Quick Japan
- Categories: Subculture
- Frequency: Bimonthly
- Publisher: Ohta Publishing
- Founder: Yuichi Akada
- First issue: 1994
- Country: Japan
- Language: Japanese

= Quick Japan =

Japanese entertainment magazine

Quick Japan (クイック・ジャパン, abbreviated to QJ) is a Japanese bimonthly magazine covering subcultures, published by Ohta Publishing.

Its target audience is people in their 20s and 30s who are looking for trends, with topics ranging from anime, manga, music, comedy, television, movies, internet, and street culture.

==History==
The magazine was founded by its first editor-in-chief Yuichi Akada in 1994.

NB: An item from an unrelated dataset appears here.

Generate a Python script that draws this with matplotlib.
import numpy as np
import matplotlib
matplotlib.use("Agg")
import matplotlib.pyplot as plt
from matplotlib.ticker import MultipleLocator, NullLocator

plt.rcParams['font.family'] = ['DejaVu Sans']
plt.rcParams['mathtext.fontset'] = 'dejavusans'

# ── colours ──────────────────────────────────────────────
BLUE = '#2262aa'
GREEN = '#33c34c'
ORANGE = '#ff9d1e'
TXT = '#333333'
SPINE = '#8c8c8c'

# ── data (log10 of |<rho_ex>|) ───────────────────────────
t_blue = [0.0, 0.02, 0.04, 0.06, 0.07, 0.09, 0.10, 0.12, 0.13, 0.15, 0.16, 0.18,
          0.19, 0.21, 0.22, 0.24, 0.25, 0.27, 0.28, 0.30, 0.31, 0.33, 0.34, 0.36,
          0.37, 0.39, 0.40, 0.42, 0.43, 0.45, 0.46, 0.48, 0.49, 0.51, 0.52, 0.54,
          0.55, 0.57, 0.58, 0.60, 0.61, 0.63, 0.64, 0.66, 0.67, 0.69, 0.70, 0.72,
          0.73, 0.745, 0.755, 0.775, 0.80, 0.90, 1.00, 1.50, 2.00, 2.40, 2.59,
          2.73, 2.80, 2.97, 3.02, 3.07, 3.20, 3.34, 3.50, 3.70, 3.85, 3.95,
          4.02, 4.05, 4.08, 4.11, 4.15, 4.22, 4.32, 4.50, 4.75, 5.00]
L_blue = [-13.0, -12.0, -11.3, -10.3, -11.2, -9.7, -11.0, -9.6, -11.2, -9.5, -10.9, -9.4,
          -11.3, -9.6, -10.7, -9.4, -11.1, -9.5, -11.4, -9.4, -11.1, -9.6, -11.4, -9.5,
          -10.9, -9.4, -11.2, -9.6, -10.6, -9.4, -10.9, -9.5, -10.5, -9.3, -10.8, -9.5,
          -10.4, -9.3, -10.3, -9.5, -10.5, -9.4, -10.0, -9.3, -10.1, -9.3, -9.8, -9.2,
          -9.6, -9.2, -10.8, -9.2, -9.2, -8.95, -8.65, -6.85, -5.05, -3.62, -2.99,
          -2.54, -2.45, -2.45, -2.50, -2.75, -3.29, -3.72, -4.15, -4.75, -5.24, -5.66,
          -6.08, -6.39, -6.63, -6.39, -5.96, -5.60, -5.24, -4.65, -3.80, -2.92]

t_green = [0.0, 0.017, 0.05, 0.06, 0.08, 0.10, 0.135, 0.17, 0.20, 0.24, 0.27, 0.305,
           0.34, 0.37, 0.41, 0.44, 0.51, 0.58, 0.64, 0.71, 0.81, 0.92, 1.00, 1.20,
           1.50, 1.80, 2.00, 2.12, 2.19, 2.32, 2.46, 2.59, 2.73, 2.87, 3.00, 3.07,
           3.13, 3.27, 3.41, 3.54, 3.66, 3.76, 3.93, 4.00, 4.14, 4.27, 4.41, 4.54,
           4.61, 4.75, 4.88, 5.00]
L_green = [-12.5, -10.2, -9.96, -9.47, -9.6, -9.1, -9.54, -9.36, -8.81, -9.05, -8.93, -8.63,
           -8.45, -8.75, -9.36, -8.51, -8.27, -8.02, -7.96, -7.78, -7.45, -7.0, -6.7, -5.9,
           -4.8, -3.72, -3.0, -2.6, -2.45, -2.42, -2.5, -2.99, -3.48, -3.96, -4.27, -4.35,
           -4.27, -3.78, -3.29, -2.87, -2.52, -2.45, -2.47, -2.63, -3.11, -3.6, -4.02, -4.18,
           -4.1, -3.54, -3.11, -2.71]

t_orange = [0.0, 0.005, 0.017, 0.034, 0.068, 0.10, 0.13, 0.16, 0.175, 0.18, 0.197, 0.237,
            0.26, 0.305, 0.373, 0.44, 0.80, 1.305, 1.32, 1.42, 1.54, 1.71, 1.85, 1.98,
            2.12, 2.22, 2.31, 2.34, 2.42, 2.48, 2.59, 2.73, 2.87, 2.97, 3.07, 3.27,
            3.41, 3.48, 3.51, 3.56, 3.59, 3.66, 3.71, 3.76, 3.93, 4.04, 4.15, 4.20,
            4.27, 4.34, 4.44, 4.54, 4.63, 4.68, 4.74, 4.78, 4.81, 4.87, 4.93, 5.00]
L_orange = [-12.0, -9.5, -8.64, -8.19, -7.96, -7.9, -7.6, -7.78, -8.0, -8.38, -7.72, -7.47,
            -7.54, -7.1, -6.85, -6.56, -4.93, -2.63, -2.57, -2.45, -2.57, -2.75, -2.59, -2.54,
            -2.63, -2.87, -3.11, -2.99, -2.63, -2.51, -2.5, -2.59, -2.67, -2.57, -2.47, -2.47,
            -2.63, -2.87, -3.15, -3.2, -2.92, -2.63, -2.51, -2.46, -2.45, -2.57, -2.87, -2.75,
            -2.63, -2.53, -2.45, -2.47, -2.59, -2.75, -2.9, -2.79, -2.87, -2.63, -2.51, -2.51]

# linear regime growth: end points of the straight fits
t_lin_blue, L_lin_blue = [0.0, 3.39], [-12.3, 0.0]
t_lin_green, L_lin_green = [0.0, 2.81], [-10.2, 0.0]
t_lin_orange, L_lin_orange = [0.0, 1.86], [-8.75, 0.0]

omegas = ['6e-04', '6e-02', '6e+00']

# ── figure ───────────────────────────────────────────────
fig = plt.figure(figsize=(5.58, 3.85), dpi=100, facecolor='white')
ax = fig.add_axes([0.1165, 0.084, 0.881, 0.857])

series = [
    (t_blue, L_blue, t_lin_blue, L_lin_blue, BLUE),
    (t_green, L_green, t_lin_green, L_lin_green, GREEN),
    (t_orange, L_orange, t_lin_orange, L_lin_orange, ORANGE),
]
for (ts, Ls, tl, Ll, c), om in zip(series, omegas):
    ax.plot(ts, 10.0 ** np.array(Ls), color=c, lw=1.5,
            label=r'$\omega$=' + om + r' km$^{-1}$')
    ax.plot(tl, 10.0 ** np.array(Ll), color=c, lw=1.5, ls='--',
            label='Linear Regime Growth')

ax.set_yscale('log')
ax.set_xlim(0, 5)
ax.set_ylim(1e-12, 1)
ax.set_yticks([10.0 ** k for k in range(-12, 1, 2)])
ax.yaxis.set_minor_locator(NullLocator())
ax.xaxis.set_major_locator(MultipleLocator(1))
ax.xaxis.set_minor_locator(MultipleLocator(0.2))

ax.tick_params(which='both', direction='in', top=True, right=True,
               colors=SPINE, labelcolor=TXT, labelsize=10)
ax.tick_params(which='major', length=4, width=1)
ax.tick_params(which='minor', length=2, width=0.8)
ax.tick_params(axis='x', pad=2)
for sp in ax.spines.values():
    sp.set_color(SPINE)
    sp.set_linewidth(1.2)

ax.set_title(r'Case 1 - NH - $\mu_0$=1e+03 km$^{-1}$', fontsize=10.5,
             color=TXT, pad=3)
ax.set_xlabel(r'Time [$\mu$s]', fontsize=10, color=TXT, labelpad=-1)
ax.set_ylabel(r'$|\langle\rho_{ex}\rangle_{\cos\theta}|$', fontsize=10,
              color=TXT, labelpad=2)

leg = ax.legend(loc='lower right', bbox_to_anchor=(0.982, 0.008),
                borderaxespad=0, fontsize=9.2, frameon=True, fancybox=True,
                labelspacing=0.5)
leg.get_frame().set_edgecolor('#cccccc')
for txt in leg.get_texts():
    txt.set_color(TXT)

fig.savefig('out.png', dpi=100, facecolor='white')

In 2005, the record label Quick Japan Records was launched, releasing the album MOGY-TV by Junichi Mogi.

In 2016, with the arrival of sixth editor-in-chief Junpei Tsukigi, the magazine adopted the slogan "Voice of a New Generation."

On January 15, 2020, the online version Quick Japan Web (abbreviated to QJ Web) was launched in partnership with Toko Ai.

In a 1995 interview with Quick Japan, as well as in a 1994 interview with Rockin'On Japan, Keigo Oyamada recounted how he bullied his schoolmates with disabilities during most of his school years. In 2021, the interviews resurfaced, causing controversy; he resigned as a musician for the opening ceremony of the Tokyo Summer Olympics and issued an apology. He later explained that he was not the main perpetrator of the abuse and was only an observer, criticizing Quick Japans decision to publish an article on bullying as its main topic. In response, the magazine apologized and stated that they would "review the editorial department's verification system," postponing issue 157 of August 2021.